WORK INSTRUCTIONS:
Where a line contains the word "this", copy that line.

EXERCISE DATA:
---*---

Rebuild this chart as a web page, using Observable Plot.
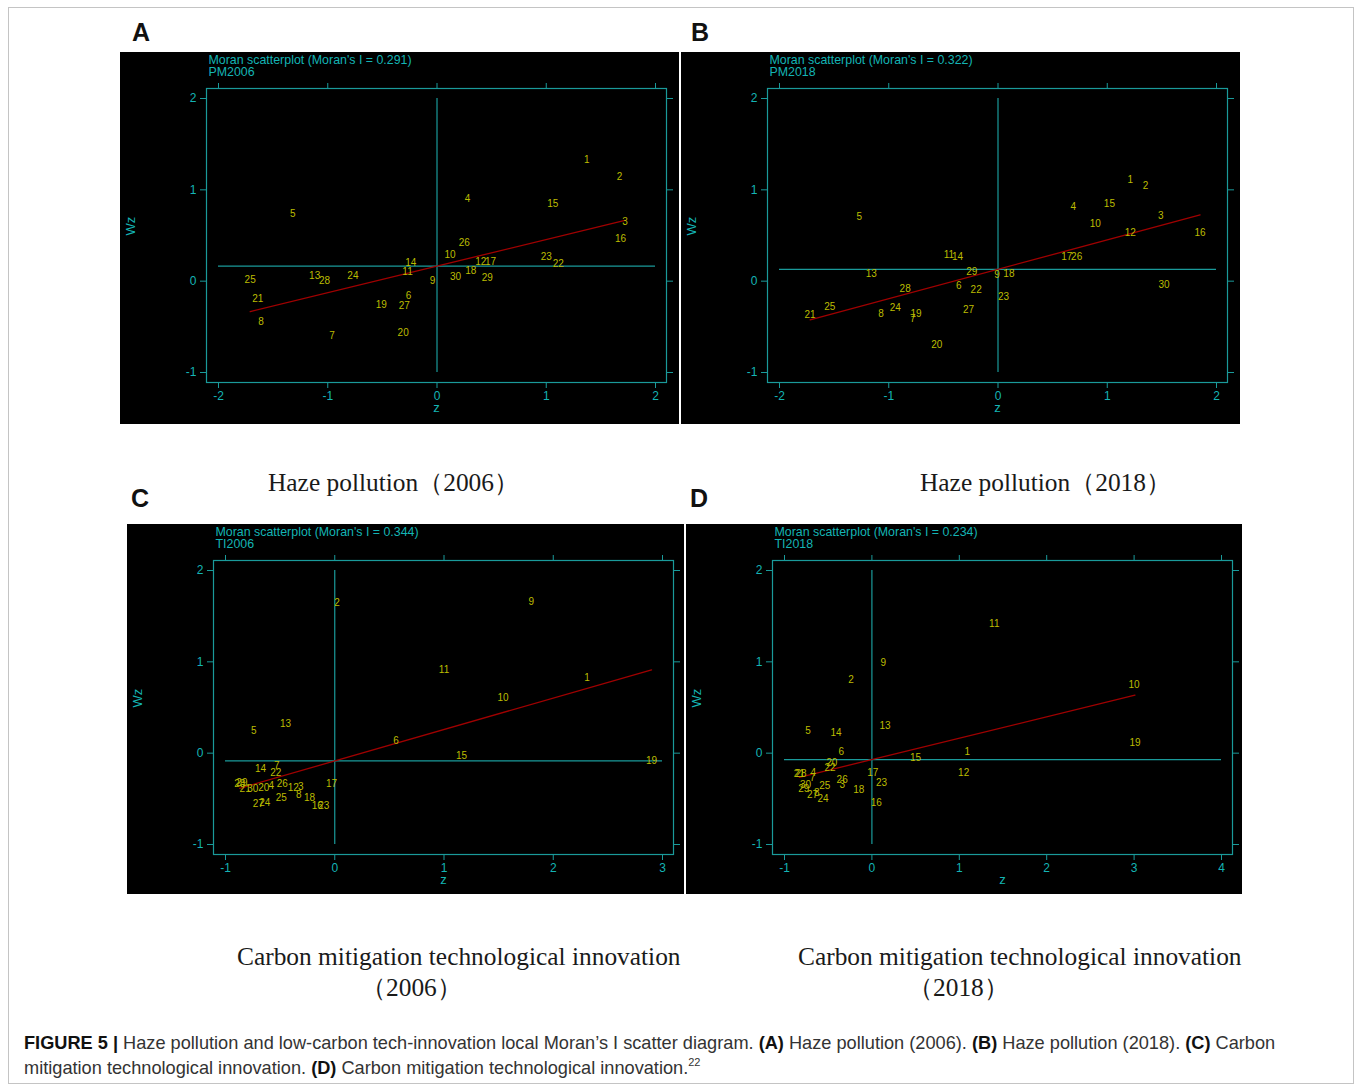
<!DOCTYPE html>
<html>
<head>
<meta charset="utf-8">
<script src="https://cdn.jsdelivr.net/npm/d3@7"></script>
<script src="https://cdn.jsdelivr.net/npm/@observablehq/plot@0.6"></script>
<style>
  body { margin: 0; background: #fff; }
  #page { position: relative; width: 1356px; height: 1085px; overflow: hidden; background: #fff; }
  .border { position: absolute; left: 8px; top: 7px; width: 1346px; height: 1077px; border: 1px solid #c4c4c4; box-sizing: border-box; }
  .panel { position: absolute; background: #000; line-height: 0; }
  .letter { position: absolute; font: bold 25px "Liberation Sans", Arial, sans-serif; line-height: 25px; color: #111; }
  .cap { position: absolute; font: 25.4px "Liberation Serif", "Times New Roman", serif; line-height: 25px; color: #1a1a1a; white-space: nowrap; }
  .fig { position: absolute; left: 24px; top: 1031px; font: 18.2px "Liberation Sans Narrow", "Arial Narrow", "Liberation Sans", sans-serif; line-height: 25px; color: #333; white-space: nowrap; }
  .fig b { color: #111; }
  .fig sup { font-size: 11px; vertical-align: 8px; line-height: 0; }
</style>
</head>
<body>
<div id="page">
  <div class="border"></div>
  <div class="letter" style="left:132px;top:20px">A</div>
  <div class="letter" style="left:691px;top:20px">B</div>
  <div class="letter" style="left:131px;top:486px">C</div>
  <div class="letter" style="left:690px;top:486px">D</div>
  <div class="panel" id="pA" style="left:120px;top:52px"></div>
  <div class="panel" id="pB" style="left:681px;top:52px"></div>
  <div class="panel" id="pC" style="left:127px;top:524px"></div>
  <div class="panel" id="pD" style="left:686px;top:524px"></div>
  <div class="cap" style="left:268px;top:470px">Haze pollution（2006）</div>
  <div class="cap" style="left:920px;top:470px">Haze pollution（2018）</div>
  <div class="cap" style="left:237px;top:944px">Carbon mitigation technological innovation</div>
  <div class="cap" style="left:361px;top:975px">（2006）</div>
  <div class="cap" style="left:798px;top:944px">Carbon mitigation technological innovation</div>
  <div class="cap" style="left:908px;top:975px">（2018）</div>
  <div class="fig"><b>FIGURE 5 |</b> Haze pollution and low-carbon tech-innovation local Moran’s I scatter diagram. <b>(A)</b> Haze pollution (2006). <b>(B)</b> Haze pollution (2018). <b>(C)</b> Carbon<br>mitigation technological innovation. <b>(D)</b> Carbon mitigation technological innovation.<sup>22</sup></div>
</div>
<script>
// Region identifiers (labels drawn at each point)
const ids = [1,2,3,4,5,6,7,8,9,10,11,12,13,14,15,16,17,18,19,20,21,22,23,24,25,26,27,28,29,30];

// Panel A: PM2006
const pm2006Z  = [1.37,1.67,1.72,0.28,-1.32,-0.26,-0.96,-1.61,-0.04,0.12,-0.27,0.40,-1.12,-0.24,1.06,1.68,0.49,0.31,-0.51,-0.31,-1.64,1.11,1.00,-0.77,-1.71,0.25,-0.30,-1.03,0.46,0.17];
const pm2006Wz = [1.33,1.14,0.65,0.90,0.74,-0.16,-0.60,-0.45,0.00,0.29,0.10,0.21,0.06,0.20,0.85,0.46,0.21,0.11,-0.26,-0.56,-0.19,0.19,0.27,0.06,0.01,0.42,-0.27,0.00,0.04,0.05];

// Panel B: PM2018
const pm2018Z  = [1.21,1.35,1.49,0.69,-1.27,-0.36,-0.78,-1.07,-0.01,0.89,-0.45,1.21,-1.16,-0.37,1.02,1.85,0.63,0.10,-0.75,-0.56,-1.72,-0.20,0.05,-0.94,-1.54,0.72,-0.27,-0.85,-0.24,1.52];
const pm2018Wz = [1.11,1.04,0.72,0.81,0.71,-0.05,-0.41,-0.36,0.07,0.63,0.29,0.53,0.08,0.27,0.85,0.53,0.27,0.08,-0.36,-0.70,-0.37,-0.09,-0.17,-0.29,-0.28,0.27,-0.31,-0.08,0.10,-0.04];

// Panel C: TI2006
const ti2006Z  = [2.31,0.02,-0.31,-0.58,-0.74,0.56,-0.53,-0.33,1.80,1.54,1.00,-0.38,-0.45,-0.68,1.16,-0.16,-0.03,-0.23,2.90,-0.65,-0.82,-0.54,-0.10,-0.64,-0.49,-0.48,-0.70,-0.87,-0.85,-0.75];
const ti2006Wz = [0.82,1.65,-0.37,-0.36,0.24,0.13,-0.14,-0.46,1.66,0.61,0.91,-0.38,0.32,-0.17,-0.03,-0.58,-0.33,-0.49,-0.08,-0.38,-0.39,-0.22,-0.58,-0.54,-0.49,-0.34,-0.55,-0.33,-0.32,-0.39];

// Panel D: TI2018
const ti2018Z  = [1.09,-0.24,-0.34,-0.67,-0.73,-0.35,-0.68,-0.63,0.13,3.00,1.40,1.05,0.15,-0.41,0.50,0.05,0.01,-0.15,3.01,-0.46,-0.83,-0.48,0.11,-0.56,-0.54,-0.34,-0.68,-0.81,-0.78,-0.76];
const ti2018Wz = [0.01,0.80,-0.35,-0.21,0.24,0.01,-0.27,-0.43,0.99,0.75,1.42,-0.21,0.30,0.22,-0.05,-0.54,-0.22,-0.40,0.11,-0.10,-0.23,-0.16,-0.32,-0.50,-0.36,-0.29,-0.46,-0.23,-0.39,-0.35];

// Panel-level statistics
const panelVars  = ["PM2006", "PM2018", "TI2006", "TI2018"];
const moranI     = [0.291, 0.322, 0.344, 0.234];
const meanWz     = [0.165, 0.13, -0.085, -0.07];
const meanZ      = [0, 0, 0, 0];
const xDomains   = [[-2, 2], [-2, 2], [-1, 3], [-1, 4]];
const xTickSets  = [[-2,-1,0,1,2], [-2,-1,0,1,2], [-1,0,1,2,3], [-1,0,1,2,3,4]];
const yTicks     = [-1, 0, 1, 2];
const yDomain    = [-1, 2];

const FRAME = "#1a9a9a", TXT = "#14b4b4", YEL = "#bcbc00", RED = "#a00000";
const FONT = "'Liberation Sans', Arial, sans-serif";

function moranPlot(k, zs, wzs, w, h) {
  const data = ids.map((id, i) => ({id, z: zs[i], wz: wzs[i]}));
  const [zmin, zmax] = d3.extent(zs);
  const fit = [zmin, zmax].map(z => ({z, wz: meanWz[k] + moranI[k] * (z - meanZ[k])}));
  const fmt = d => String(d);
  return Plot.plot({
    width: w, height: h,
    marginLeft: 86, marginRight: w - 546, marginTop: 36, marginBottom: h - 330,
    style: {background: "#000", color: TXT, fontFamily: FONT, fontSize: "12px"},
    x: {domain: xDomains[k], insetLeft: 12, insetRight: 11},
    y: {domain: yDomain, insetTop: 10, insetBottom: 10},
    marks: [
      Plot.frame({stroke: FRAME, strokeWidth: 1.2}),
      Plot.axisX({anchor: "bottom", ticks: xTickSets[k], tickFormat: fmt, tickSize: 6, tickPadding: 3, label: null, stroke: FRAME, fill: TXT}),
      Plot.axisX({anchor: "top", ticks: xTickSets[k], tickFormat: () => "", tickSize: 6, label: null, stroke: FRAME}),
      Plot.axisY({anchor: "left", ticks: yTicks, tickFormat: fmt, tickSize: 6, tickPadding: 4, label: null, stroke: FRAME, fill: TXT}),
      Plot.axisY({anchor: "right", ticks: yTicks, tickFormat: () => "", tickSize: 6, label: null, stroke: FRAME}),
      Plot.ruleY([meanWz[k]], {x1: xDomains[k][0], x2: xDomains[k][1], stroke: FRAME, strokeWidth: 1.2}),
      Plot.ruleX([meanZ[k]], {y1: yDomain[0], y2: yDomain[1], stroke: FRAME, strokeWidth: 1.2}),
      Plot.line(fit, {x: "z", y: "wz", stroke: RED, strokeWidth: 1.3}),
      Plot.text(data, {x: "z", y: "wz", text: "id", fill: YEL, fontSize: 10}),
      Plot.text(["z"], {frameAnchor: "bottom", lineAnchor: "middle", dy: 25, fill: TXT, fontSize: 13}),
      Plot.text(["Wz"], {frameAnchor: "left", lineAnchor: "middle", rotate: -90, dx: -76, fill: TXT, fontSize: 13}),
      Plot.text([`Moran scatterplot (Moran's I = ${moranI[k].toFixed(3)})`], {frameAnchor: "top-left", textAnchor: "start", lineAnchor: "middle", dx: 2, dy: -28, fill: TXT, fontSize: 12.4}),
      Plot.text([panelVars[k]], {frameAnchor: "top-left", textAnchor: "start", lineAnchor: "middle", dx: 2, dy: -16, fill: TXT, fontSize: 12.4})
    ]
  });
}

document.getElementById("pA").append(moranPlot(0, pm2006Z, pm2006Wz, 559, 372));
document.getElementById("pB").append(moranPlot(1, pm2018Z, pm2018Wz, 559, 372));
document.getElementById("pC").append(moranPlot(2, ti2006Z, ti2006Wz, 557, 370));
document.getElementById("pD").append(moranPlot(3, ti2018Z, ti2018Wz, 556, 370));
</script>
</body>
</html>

---*---

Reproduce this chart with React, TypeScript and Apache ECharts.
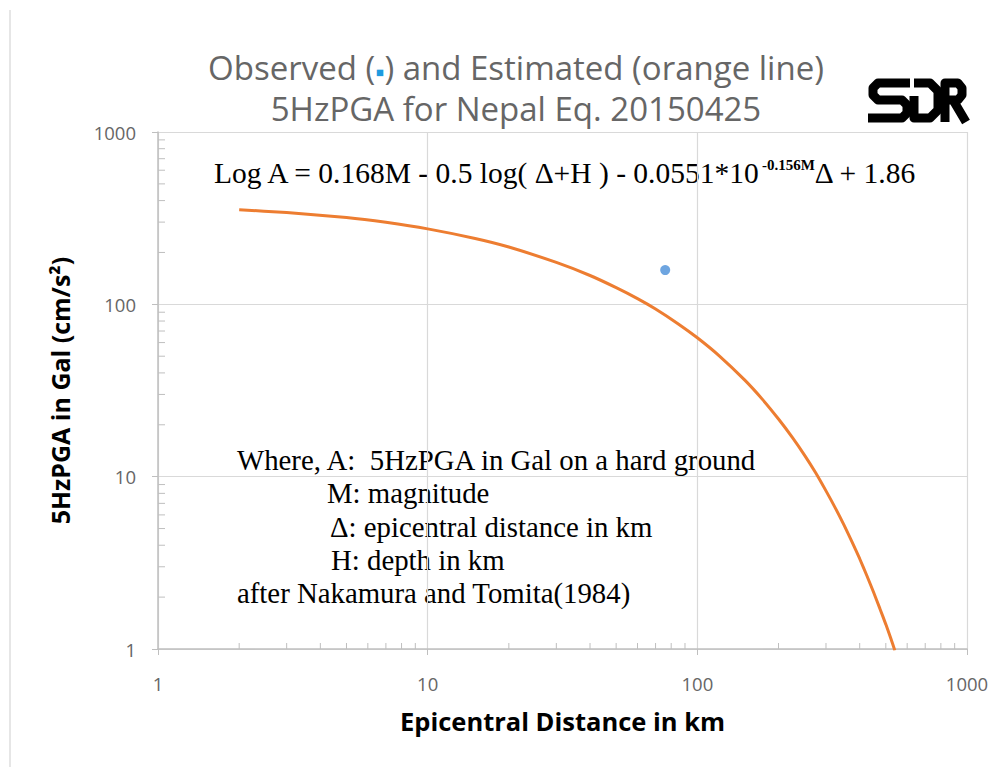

---*---

OUTPUT BELOW:
Rebuild this chart as a web page, using Observable Plot.
Reproduce this chart with React, TypeScript and Apache ECharts.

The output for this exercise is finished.